Students investigate how volume, surface area, and unit-rate comparisons help determine the most efficient 3D solid for a real storage or floor-plan need. Through a fast build-and-test launch, iterative modeling, and critique, they apply geometry formulas and informal reasoning about volume to make and defend design choices. The week culminates in a public gallery walk where students present a scaled prototype or digital model to classmates and a local architecture partner, explaining how their design fits the space and minimizes wasted material.

Students will calculate and compare volume and surface area for cylinders, pyramids, cones, spheres, prisms, and composite solids to determine which design best fits a real storage or floor-plan need. They will use unit-rate comparisons and informal arguments, including Cavalieri’s principle where appropriate, to justify why one solid is more space-efficient than another. Students will collaborate to build, test, revise, and present a scaled prototype or digital model that communicates mathematical reasoning clearly to peers and a local architecture audience. They will reflect on how their math decisions and teamwork shaped the final design choice.
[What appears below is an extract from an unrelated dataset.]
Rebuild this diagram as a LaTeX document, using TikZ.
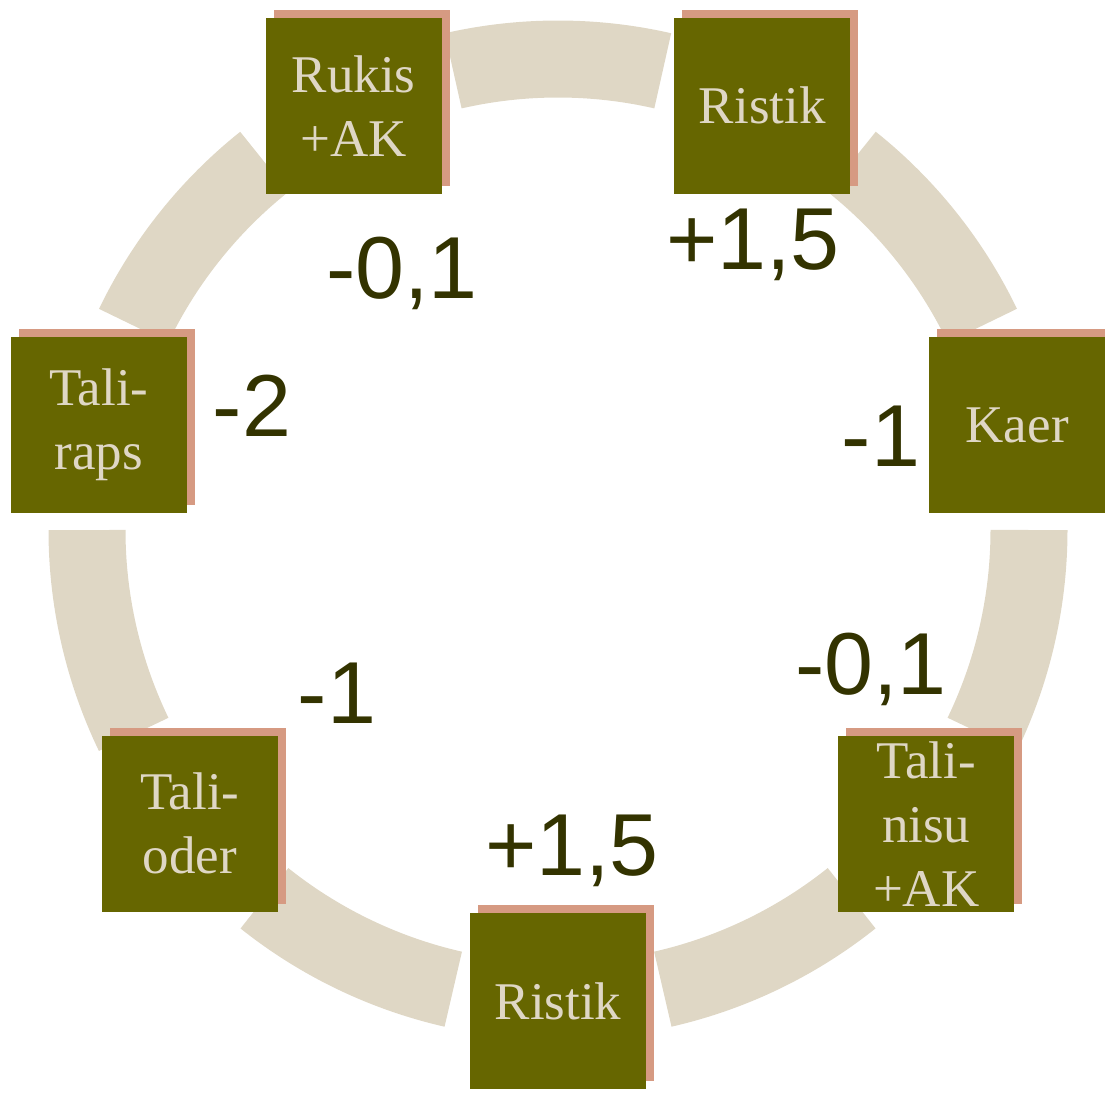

Students create quick comparison charts, annotated sketches, and first-draft physical or digital solid models as they test prisms, cylinders, pyramids, cones, spheres, and composite solids for a real storage or floor-plan challenge. Midway through the week, each team produces a revised prototype after peer critique, with labeled calculations for volume, surface area, and unit-rate efficiency, plus a short informal argument connecting their choices to Cavalieri’s principle when relevant. By the end, teams present a scaled prototype or digital model of the most space-efficient design, accompanied by a design brief that explains fit, space use, material tradeoffs, and why their solid best matches the purpose. These final products are displayed in a gallery walk for classmates and the architecture partner, who review and respond to each team’s solution.

Open with a fast “Build-and-Battle” challenge: teams examine mystery containers and solid models, then predict which shape holds the most volume for the least surface area in the same space. Students test their ideas by filling, measuring, stacking, or comparing models, then record first impressions about which solid seems most efficient for a real storage or floor-plan need. Introduce a local architecture firm’s design brief and floor-plan or storage challenge so teams can connect the math to an authentic client need. Close with a quick share-out where teams defend one early claim about the best solid and name one question they need to investigate next.

Host a Shape Showdown Gallery Walk where teams display their scaled prototypes or digital models alongside clear labels showing volume, surface area, and unit-rate comparisons for their chosen solid. Invite a local architecture firm to review each design against the storage or floor-plan challenge, ask questions about fit and efficiency, and give brief feedback on how well the model uses space with minimal surface area. Classmates and guests can leave feedback notes naming one strong math decision and one possible revision, and each team gives a short presentation explaining why their solid was the best choice for the purpose. End with a brief celebration that highlights strong reasoning, collaboration, and clear communication across the designs.